When Justice Claudette Singh was sworn in, she reminded us that when she was on the bench she was dubbed “The Iron Lady.” The newly appointed Chair of Gecom obviously intended to convey to the public that she was a decisive person, who tolerated neither nonsense nor delaying tactics. It was a clear indication that she intended to sweep away the cobwebs of obfuscation, chop a path through the forest of gridlock using “the law and nothing else”- her words. Now is the time. Gecom, over which Justice Singh has a decisive, one vote authority, must not be allowed to dance to the tune of delay, which everything that has happened since December 21 is about. There is probably no democratic country in the world in which a no confidence vote was passed against the Government that has failed to hold elections after eight months. And our argument in Guyana is on the list of electors.

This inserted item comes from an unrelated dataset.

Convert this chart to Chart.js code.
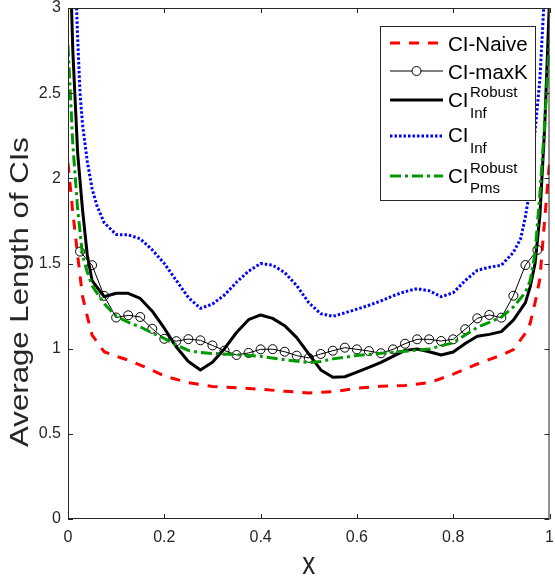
<!DOCTYPE html>
<html><head><meta charset="utf-8">
<script src="https://cdn.jsdelivr.net/npm/chart.js@4.4.1/dist/chart.umd.min.js"></script>
<style>html,body{margin:0;padding:0;background:#fff;}#wrap{width:555px;height:580px;}</style>
</head><body><div id="wrap"><canvas id="c" width="555" height="580"></canvas></div>
<script>
// ---- data ----
const xTickVals = [0, 0.2, 0.4, 0.6, 0.8, 1];
const xTickLabels = ['0', '0.2', '0.4', '0.6', '0.8', '1'];
const yTickVals = [0, 0.5, 1, 1.5, 2, 2.5, 3];
const yTickLabels = ['0', '0.5', '1', '1.5', '2', '2.5', '3'];
const xTitle = 'x';
const yTitle = 'Average Length of CIs';

const naiveX = [0,0.01,0.02,0.03,0.04,0.05,0.075,0.1,0.125,0.15,0.175,0.2,0.25,0.3,0.35,0.4,0.45,0.5,0.55,0.6,0.65,0.7,0.75,0.8,0.85,0.9,0.925,0.95,0.96,0.97,0.98,0.99,1];
const naiveY = [2.09,1.80,1.55,1.31,1.19,1.08,0.982,0.955,0.933,0.904,0.873,0.84,0.80,0.778,0.770,0.762,0.750,0.740,0.747,0.768,0.779,0.784,0.80,0.85,0.91,0.962,0.995,1.09,1.15,1.27,1.41,1.76,2.09];

const maxKX = [0.025,0.05,0.075,0.1,0.125,0.15,0.175,0.2,0.225,0.25,0.275,0.3,0.325,0.35,0.375,0.4,0.425,0.45,0.475,0.5,0.525,0.55,0.575,0.6,0.625,0.65,0.675,0.7,0.725,0.75,0.775,0.8,0.825,0.85,0.875,0.9,0.925,0.95,0.975];
const maxKY = [1.57,1.49,1.31,1.183,1.196,1.186,1.117,1.058,1.044,1.056,1.049,1.019,0.989,0.963,0.975,0.996,0.997,0.982,0.959,0.946,0.969,0.988,1.006,0.996,0.986,0.973,0.996,1.029,1.055,1.055,1.045,1.055,1.114,1.178,1.198,1.182,1.311,1.491,1.58];

const robInfX = [0,0.01,0.02,0.03,0.04,0.05,0.075,0.1,0.125,0.15,0.175,0.2,0.225,0.25,0.275,0.3,0.325,0.35,0.375,0.4,0.425,0.45,0.475,0.5,0.525,0.55,0.575,0.6,0.625,0.65,0.675,0.7,0.725,0.75,0.775,0.8,0.825,0.85,0.875,0.9,0.925,0.95,0.96,0.97,0.98,0.99,1];
const robInfY = [3.7,2.75,2.15,1.82,1.55,1.40,1.305,1.325,1.325,1.295,1.22,1.12,1.01,0.925,0.875,0.92,1.0,1.095,1.17,1.198,1.178,1.135,1.065,0.97,0.875,0.832,0.835,0.862,0.89,0.92,0.955,0.99,0.998,0.982,0.963,0.98,1.03,1.073,1.084,1.10,1.168,1.27,1.364,1.50,1.78,2.30,3.05];

const infX = [0,0.01,0.02,0.025,0.03,0.04,0.05,0.06,0.075,0.1,0.125,0.15,0.175,0.2,0.225,0.25,0.275,0.3,0.325,0.35,0.375,0.4,0.425,0.45,0.475,0.5,0.525,0.55,0.575,0.6,0.625,0.65,0.675,0.7,0.725,0.75,0.775,0.8,0.825,0.85,0.875,0.9,0.925,0.94,0.95,0.96,0.97,0.98,0.99,1];
const infY = [4.4,3.6,2.83,2.5,2.32,2.1,1.94,1.84,1.74,1.67,1.668,1.645,1.58,1.50,1.40,1.30,1.237,1.262,1.315,1.39,1.455,1.50,1.49,1.447,1.37,1.27,1.205,1.19,1.21,1.232,1.255,1.28,1.31,1.335,1.352,1.34,1.305,1.328,1.40,1.46,1.478,1.49,1.565,1.645,1.775,1.95,2.28,2.58,3.11,4.4];

const pmsX = [0,0.01,0.02,0.03,0.04,0.05,0.075,0.1,0.125,0.15,0.175,0.2,0.225,0.25,0.275,0.3,0.35,0.4,0.45,0.5,0.525,0.55,0.6,0.65,0.7,0.75,0.8,0.825,0.85,0.875,0.9,0.925,0.95,0.96,0.97,0.98,0.99,1];
const pmsY = [2.78,2.2,1.82,1.55,1.45,1.37,1.265,1.19,1.155,1.128,1.092,1.06,1.022,0.99,0.977,0.972,0.965,0.955,0.935,0.918,0.925,0.94,0.96,0.973,0.985,0.998,1.035,1.08,1.125,1.155,1.185,1.245,1.33,1.40,1.56,1.91,2.32,2.81];

const seriesNames = ['CI-Naive', 'CI-maxK', 'CI', 'CI', 'CI'];

const toPts = (xs, ys) => xs.map((x, i) => ({x: x, y: ys[i]}));
const AX = '#262626';
const FONT = '"Liberation Sans", Arial, Helvetica, sans-serif';

const datasets = [
  {label: seriesNames[0], data: toPts(naiveX, naiveY), borderColor: '#ff0000', borderWidth: 3, borderDash: [10, 9], pointRadius: 0, order: 5},
  {label: seriesNames[1], data: toPts(maxKX, maxKY), borderColor: '#000000', borderWidth: 1, pointRadius: 4.5, pointStyle: 'circle', pointBorderColor: '#000', pointBackgroundColor: 'rgba(0,0,0,0)', pointBorderWidth: 1, order: 4},
  {label: seriesNames[2], data: toPts(robInfX, robInfY), borderColor: '#000000', borderWidth: 3, pointRadius: 0, order: 3},
  {label: seriesNames[3], data: toPts(infX, infY), borderColor: '#0000ff', borderWidth: 3, borderDash: [2.5, 2], pointRadius: 0, order: 2},
  {label: seriesNames[4], data: toPts(pmsX, pmsY), borderColor: '#009a00', borderWidth: 3, borderDash: [11, 4, 3, 4], pointRadius: 0, order: 1}
];
datasets.forEach(d => { d.tension = 0; d.fill = false; d.borderCapStyle = 'butt'; d.borderJoinStyle = 'round'; });

const framePlugin = {
  id: 'frame',
  afterDatasetsDraw(chart) {
    const {ctx, chartArea: a, scales: {x, y}} = chart;
    ctx.save();
    ctx.strokeStyle = AX; ctx.lineWidth = 1; ctx.setLineDash([]);
    ctx.strokeRect(a.left + 0.5, a.top + 0.5, a.right - a.left - 1, a.bottom - a.top - 1);
    ctx.beginPath();
    x.ticks.forEach(t => {
      const p = Math.round(x.getPixelForValue(t.value)) + 0.5;
      ctx.moveTo(p, a.bottom); ctx.lineTo(p, a.bottom - 5);
      ctx.moveTo(p, a.top); ctx.lineTo(p, a.top + 5);
    });
    y.ticks.forEach(t => {
      const p = Math.round(y.getPixelForValue(t.value)) + 0.5;
      ctx.moveTo(a.left, p); ctx.lineTo(a.left + 5, p);
      ctx.moveTo(a.right, p); ctx.lineTo(a.right - 5, p);
    });
    ctx.stroke();
    ctx.restore();
  }
};

const titlePlugin = {
  id: 'titles',
  afterDraw(chart) {
    const {ctx, chartArea: a} = chart;
    ctx.save();
    ctx.fillStyle = AX;
    ctx.font = '26px ' + FONT;
    ctx.textAlign = 'center'; ctx.textBaseline = 'alphabetic';
    ctx.save();
    ctx.translate(28, 292); ctx.rotate(-Math.PI / 2); ctx.scale(1.2, 1);
    ctx.fillText(yTitle, 0, 0);
    ctx.restore();
    ctx.save();
    ctx.translate((a.left + a.right) / 2, 574); ctx.scale(1.0, 1.2);
    ctx.fillText(xTitle, 0, 0);
    ctx.restore();
    ctx.restore();
  }
};

const legendPlugin = {
  id: 'mlegend',
  afterDraw(chart) {
    const ctx = chart.ctx;
    const ds = chart.data.datasets;
    ctx.save();
    ctx.fillStyle = '#fff';
    ctx.fillRect(380, 26, 155, 174);
    ctx.strokeStyle = AX; ctx.lineWidth = 1;
    ctx.strokeRect(380.5, 26.5, 155, 174);
    const x0 = 390, x1 = 443, tx = 448;
    const rows = [43, 71, 100, 136, 176];
    ds.forEach((d, i) => {
      ctx.save();
      ctx.strokeStyle = d.borderColor; ctx.lineWidth = d.borderWidth;
      ctx.setLineDash(d.borderDash || []); ctx.lineCap = 'butt';
      ctx.beginPath(); ctx.moveTo(x0, rows[i]); ctx.lineTo(x1, rows[i]); ctx.stroke();
      if (d.pointRadius > 0) {
        ctx.setLineDash([]); ctx.lineWidth = d.pointBorderWidth;
        ctx.fillStyle = '#fff';
        ctx.beginPath(); ctx.arc((x0 + x1) / 2, rows[i], d.pointRadius, 0, Math.PI * 2); ctx.fill(); ctx.stroke();
      }
      ctx.restore();
    });
    ctx.fillStyle = '#000';
    ctx.textBaseline = 'alphabetic';
    const big = '20.5px ' + FONT, small = '15px ' + FONT;
    ctx.font = big;
    ctx.fillText(seriesNames[0], tx, 50.5);
    ctx.fillText(seriesNames[1], tx, 78.5);
    ctx.fillText(seriesNames[2], tx, 107);
    ctx.fillText(seriesNames[3], tx, 142);
    ctx.fillText(seriesNames[4], tx, 183);
    const sx = tx + ctx.measureText('CI').width + 1.5;
    ctx.font = small;
    ctx.fillText('Robust', sx, 97);
    ctx.fillText('Inf', sx, 117.5);
    ctx.fillText('Inf', sx, 152.5);
    ctx.fillText('Robust', sx, 172.5);
    ctx.fillText('Pms', sx, 192.5);
    ctx.restore();
  }
};

new Chart(document.getElementById('c'), {
  type: 'line',
  data: {datasets: datasets},
  options: {
    responsive: false, animation: false, devicePixelRatio: 1,
    layout: {padding: {top: 8, right: 4, left: 0, bottom: 0}},
    plugins: {legend: {display: false}, tooltip: {enabled: false}},
    scales: {
      x: {
        type: 'linear', min: 0, max: 1,
        afterBuildTicks: s => { s.ticks = xTickVals.map(v => ({value: v})); },
        afterFit: s => { s.height = 61; s.paddingLeft = 0; s.paddingRight = 0; },
        grid: {display: false, drawTicks: false},
        border: {display: false},
        ticks: {callback: (v, i) => xTickLabels[i], color: AX, font: {family: FONT, size: 16}, padding: 9, maxRotation: 0, autoSkip: false},
        title: {display: false}
      },
      y: {
        type: 'linear', min: 0, max: 3,
        afterBuildTicks: s => { s.ticks = yTickVals.map(v => ({value: v})); },
        afterFit: s => { s.width = 68; s.paddingTop = 0; s.paddingBottom = 0; },
        grid: {display: false, drawTicks: false},
        border: {display: false},
        ticks: {callback: (v, i) => yTickLabels[i], color: AX, font: {family: FONT, size: 16}, padding: 7, autoSkip: false},
        title: {display: false}
      }
    }
  },
  plugins: [framePlugin, titlePlugin, legendPlugin]
});
</script></body></html>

In countries with a Westminster constitution as a significant characteristic, as in Guyana, where the executive sits in the Parliament, there is a long-standing convention that when a no confidence motion is passed against the Government, elections are promptly held. In 2001 the Parliament accepted the recommendation of the Constitution Reform Commission to include article 106 in the Constitution to provide for elections in three months if a no confidence motion is passed. The Parliament must have taken into consideration that if there is no constitutional provision and a no confidence motion is passed, the Government might ignore it. The Parliament also provided for the resignation of the Cabinet. The obvious reason was to institutionalise the caretaker status of the Government by confining the Government to largely administrative functions until the elections are held. In the absence of the Cabinet no major decisions could be taken.
The Chief Justice ruled last week in the case brought by Christopher Ram in connection with the house to house registration that it is unlawful to remove names from the registration list during the current exercise merely because they are not present at the addresses or had migrated. The stated objective of the house to house registration was to remove the names from what was described as a list ‘bloated’ by 200,000 names. It was not quite clear how the ‘bloating’ occurred, or how the figure of 200,000 was conjured up, but it was assumed that these were persons who had died or migrated.
The Attorney General described the decision of the Chief Justice as a “statement” regarding the removal of persons from the National Register of Registrants and as more like a “suggestion” to the Guyana Elections Commission. It is not an “order,” he said, and the Chief Justice could not have intended to direct GECOM. This must be a hint to GECOM that it can ignore the Chief Justice’s decision and continue the house to house registration.